> **The request**:
Output the line that holds "Reproduce this chart with D3.js.", the line that holds "height = 623;", and every line between them, exactly, but none of the pictures.

> **Entries supplied**:
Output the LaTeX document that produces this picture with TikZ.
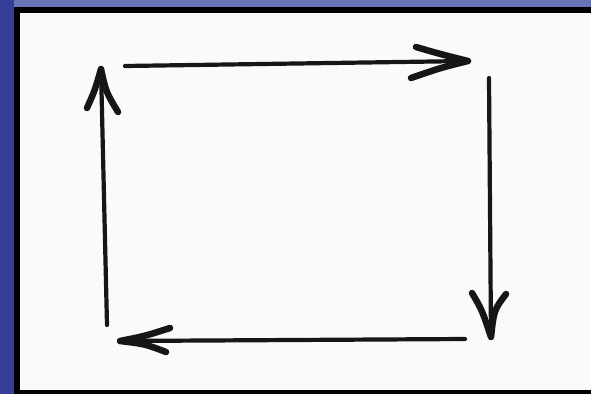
\documentclass[tikz,border=0pt]{standalone}
\definecolor{bgblue}{RGB}{78,92,172}
\definecolor{bgdark}{RGB}{52,62,150}
\definecolor{ink}{RGB}{22,22,22}
\definecolor{paper}{RGB}{250,250,250}
\tikzset{
  shaft/.style={draw=ink, line width=4.2pt, line cap=round},
  barb/.style={draw=ink, line width=6.5pt, line cap=round, line join=round},
}
\begin{document}
\begin{tikzpicture}[x=1pt,y=-1pt]
\useasboundingbox (0,0) rectangle (591,394);
\fill[bgdark] (0,0) rectangle (591,394);
\fill[bgblue!85!white] (14,0) rectangle (591,7);
\fill[black] (14,7) rectangle (591,394);
\fill[paper] (20,13) rectangle (591,390);
% corner coordinates
\coordinate (tS) at (125,66); \coordinate (tE) at (468,61);
\coordinate (rS) at (489,78); \coordinate (rE) at (491,337);
\coordinate (bS) at (465,339); \coordinate (bE) at (120,341);
\coordinate (lS) at (107,325); \coordinate (lE) at (101,69);
% top arrow
\draw[shaft] (tS) -- (tE);
\draw[barb] (416,47) .. controls (440,54) .. (tE) .. controls (440,68) .. (411,78);
% right arrow
\draw[shaft] (rS) -- (rE);
\draw[barb] (472,293) .. controls (482,310) .. (rE) .. controls (494,310) .. (506,294);
% bottom arrow
\draw[shaft] (bS) -- (bE);
\draw[barb] (170,328) .. controls (145,336) .. (bE) .. controls (145,344) .. (166,352);
% left arrow
\draw[shaft] (lS) -- (lE);
\draw[barb] (87,108) .. controls (95,90) .. (lE) .. controls (106,92) .. (118,112);
\end{tikzpicture}
\end{document}
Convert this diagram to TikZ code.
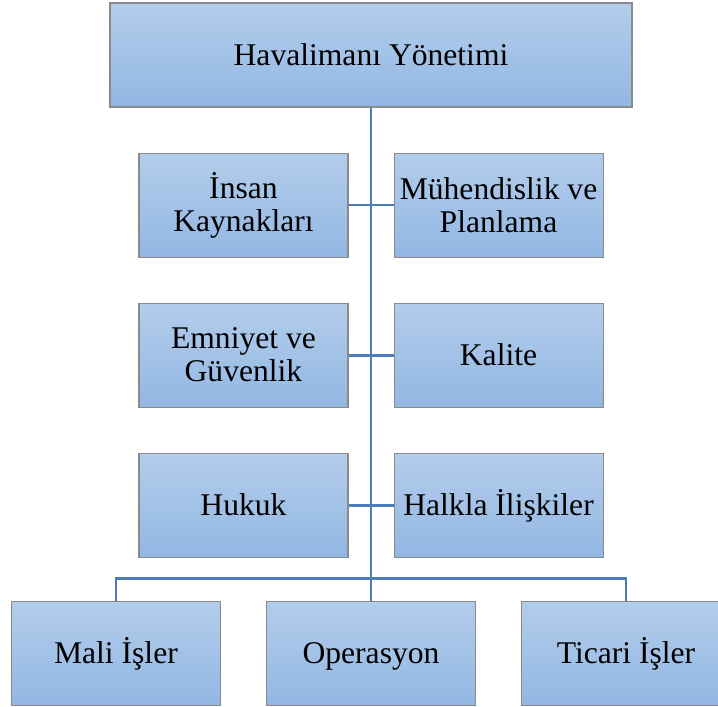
\documentclass[tikz,border=0pt]{standalone}
\usepackage{fontspec}
\setmainfont{Liberation Serif}
\usetikzlibrary{positioning}
\definecolor{boxtop}{HTML}{B3CDEB}
\definecolor{boxbot}{HTML}{92B7E3}
\definecolor{boxline}{HTML}{8A8A8A}
\definecolor{linkblue}{HTML}{4A7EBB}

\begin{document}
\begin{tikzpicture}[
  x=0.75pt, y=0.75pt,
  node distance=33.75pt,
  unit/.style={draw=boxline, line width=0.8pt, top color=boxtop, bottom color=boxbot, align=center, minimum width=156.75pt, minimum height=78pt, inner sep=2pt, font=\fontsize{23.7}{24.75}\selectfont},
  single/.style={unit, text height=21pt, text depth=5pt},
  head/.style={single, minimum width=391.5pt},
  link/.style={draw=linkblue, line width=2.1pt}
]
\clip (0,0) rectangle (718,-707);
\node[head] (top) at (371,-55) {Havalimanı Yönetimi};
\node[unit, below left=33.75pt and 16.875pt of top.south] (ins) {İnsan\\Kaynakları};
\node[unit, below right=33.75pt and 16.875pt of top.south] (muh) {Mühendislik ve\\Planlama};
\node[unit, below=of ins] (emn) {Emniyet ve\\Güvenlik};
\node[single, below=of muh] (kal) {Kalite};
\node[single, below=of emn] (huk) {Hukuk};
\node[single, below=of kal] (hal) {Halkla İlişkiler};
\coordinate (base) at (top.south |- huk.south);
\node[single, below=32.25pt of base] (ops) {Operasyon};
\node[single, left=of ops] (mali) {Mali İşler};
\node[single, right=of ops] (tic) {Ticari İşler};

\draw[link] (top.south) -- (ops.north);
\draw[link] (ins) -- (muh);
\draw[link] (emn) -- (kal);
\draw[link] (huk) -- (hal);
\draw[link] (mali.north) -- ++(0,22) -| (tic.north);
\end{tikzpicture}
\end{document}
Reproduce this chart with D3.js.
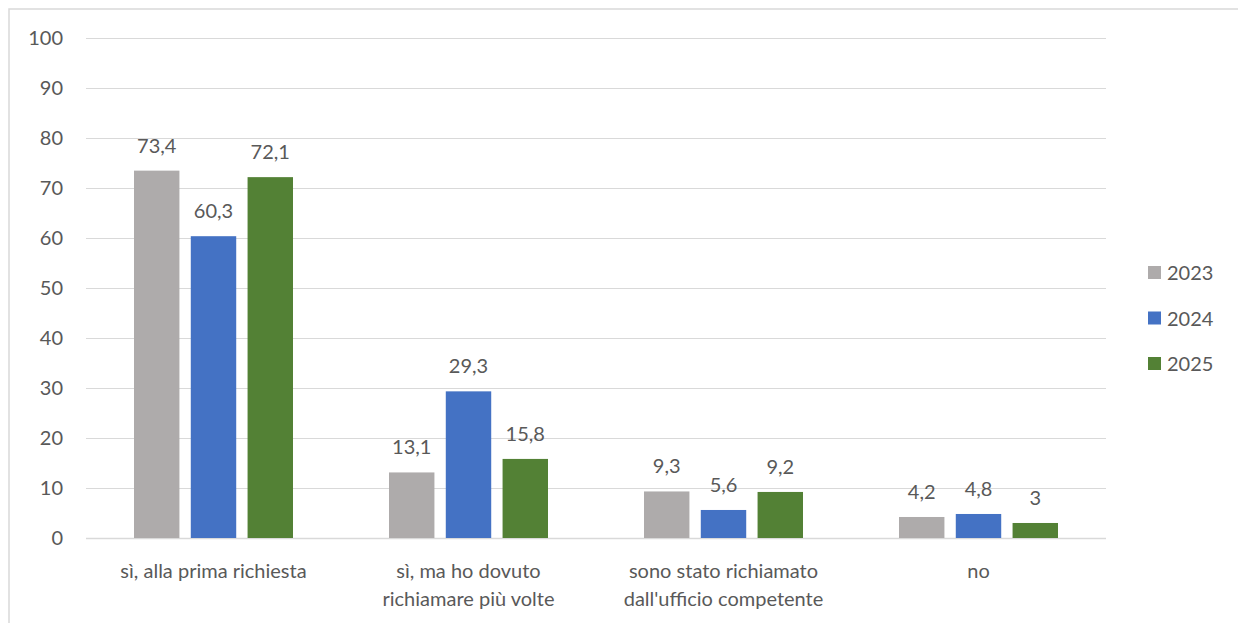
<!DOCTYPE html>
<html>
<head>
<meta charset="utf-8">
<script src="https://cdn.jsdelivr.net/npm/d3@7"></script>
<style>
  body { margin: 0; background: #fff; }
  text { font-family: Lato, "Open Sans", sans-serif; fill: #595959; font-size: 20px; }
</style>
</head>
<body>
<script>
var width  = 1238,
    height = 623;

var categories = [
  ['sì, alla prima richiesta'],
  ['sì, ma ho dovuto', 'richiamare più volte'],
  ['sono stato richiamato', "dall'ufficio competente"],
  ['no']
];
var years = ['2023', '2024', '2025'];
var colors = ['#AEABAB', '#4472C4', '#538135'];
var values2023 = [73.4, 13.1, 9.3, 4.2];
var values2024 = [60.3, 29.3, 5.6, 4.8];
var values2025 = [72.1, 15.8, 9.2, 3];
var yTicks = [0, 10, 20, 30, 40, 50, 60, 70, 80, 90, 100];

var series = [values2023, values2024, values2025];

var svg = d3.select('body').append('svg')
    .attr('width', width)
    .attr('height', height);

// chart frame
svg.append('rect')
    .attr('x', 9).attr('y', 9)
    .attr('width', width).attr('height', height)
    .attr('fill', 'none')
    .attr('stroke', '#d9d9d9')
    .attr('stroke-width', 1.5);

var plot = {left: 86, right: 1106, top: 37.5, bottom: 538};

var x0 = d3.scaleBand()
    .domain(d3.range(categories.length))
    .range([plot.left, plot.right]);

var x1 = d3.scaleBand()
    .domain(d3.range(years.length))
    .range([0, 159])
    .paddingInner(0.2);

var y = d3.scaleLinear()
    .domain([0, 100])
    .range([plot.bottom, plot.top]);

// gridlines
svg.append('g').selectAll('line')
  .data(yTicks)
  .enter().append('line')
    .attr('x1', plot.left)
    .attr('x2', plot.right)
    .attr('y1', function(d) {return Math.round(y(d)) + 0.5;})
    .attr('y2', function(d) {return Math.round(y(d)) + 0.5;})
    .attr('stroke', '#d9d9d9')
    .attr('stroke-width', function(d) {return d === 0 ? 1.5 : 1;});

// y tick labels
svg.append('g').selectAll('text')
  .data(yTicks)
  .enter().append('text')
    .attr('x', 63)
    .attr('y', function(d) {return y(d);})
    .attr('dy', '0.35em')
    .attr('text-anchor', 'end')
    .text(function(d) {return d;});

// bars
var groups = svg.append('g').selectAll('g')
  .data(categories)
  .enter().append('g')
    .attr('transform', function(d, i) {
      return 'translate(' + (x0(i) + (x0.bandwidth() - 159) / 2) + ',0)';
    });

groups.selectAll('rect')
  .data(function(d, i) {return series.map(function(s, j) {return {s: j, v: s[i]};});})
  .enter().append('rect')
    .attr('x', function(d) {return x1(d.s);})
    .attr('width', x1.bandwidth())
    .attr('y', function(d) {return y(d.v);})
    .attr('height', function(d) {return y(0) - y(d.v);})
    .attr('fill', function(d) {return colors[d.s];});

groups.selectAll('text.lbl')
  .data(function(d, i) {return series.map(function(s, j) {return {s: j, v: s[i]};});})
  .enter().append('text')
    .attr('class', 'lbl')
    .attr('x', function(d) {return x1(d.s) + x1.bandwidth() / 2;})
    .attr('y', function(d) {return y(d.v) - 18;})
    .attr('text-anchor', 'middle')
    .text(function(d) {return String(d.v).replace('.', ',');});

// category labels
var catLabels = svg.append('g').selectAll('text')
  .data(categories)
  .enter().append('text')
    .attr('x', function(d, i) {return x0(i) + x0.bandwidth() / 2;})
    .attr('y', 578)
    .attr('text-anchor', 'middle');

catLabels.selectAll('tspan')
  .data(function(d) {return d;})
  .enter().append('tspan')
    .attr('x', function() {return d3.select(this.parentNode).attr('x');})
    .attr('dy', function(d, i) {return i === 0 ? 0 : 28;})
    .text(function(d) {return d;});

// legend
var legend = svg.append('g').selectAll('g')
  .data(years)
  .enter().append('g')
    .attr('transform', function(d, i) {return 'translate(1148,' + (273 + i * 45.5) + ')';});

legend.append('rect')
    .attr('x', 0).attr('y', -7)
    .attr('width', 13).attr('height', 13)
    .attr('fill', function(d, i) {return colors[i];});

legend.append('text')
    .attr('x', 19)
    .attr('dy', '0.35em')
    .text(function(d) {return d;});
</script>
</body>
</html>
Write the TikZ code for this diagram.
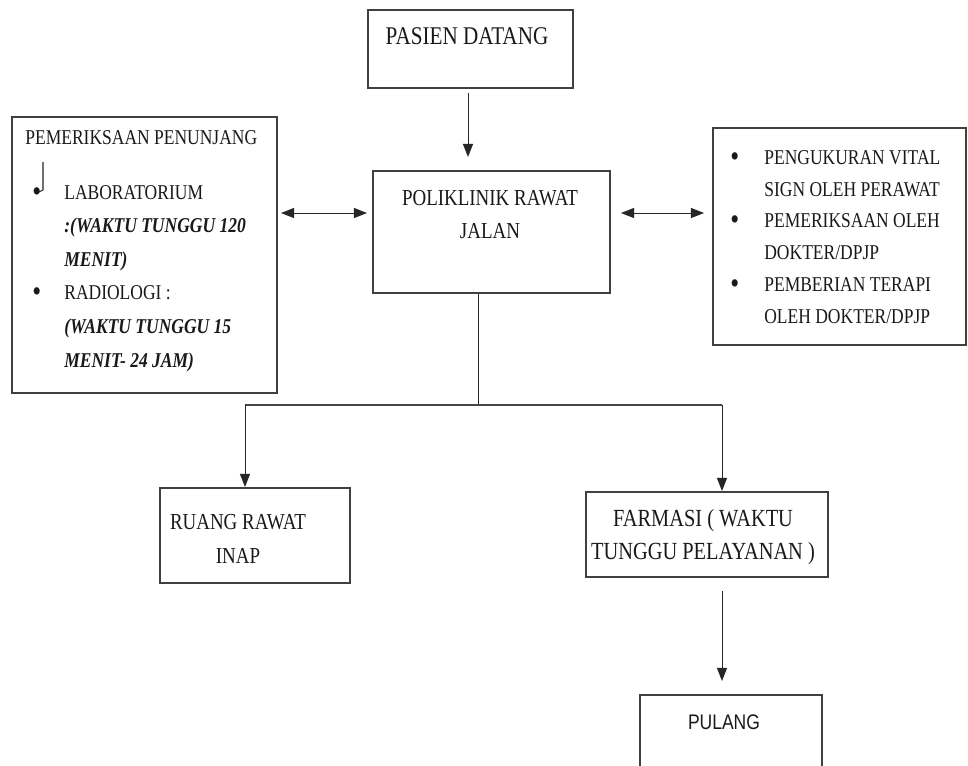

> **Response**:
Reproduce this chart with D3.js.
<!DOCTYPE html>
<html>
<head>
<meta charset="utf-8">
<script src="https://cdn.jsdelivr.net/npm/d3@7"></script>
<style>
  body { margin: 0; background: #fff; }
  text { font-family: Lato, "Open Sans", sans-serif; fill: #595959; font-size: 20px; }
</style>
</head>
<body>
<script>
var width  = 1238,
    height = 623;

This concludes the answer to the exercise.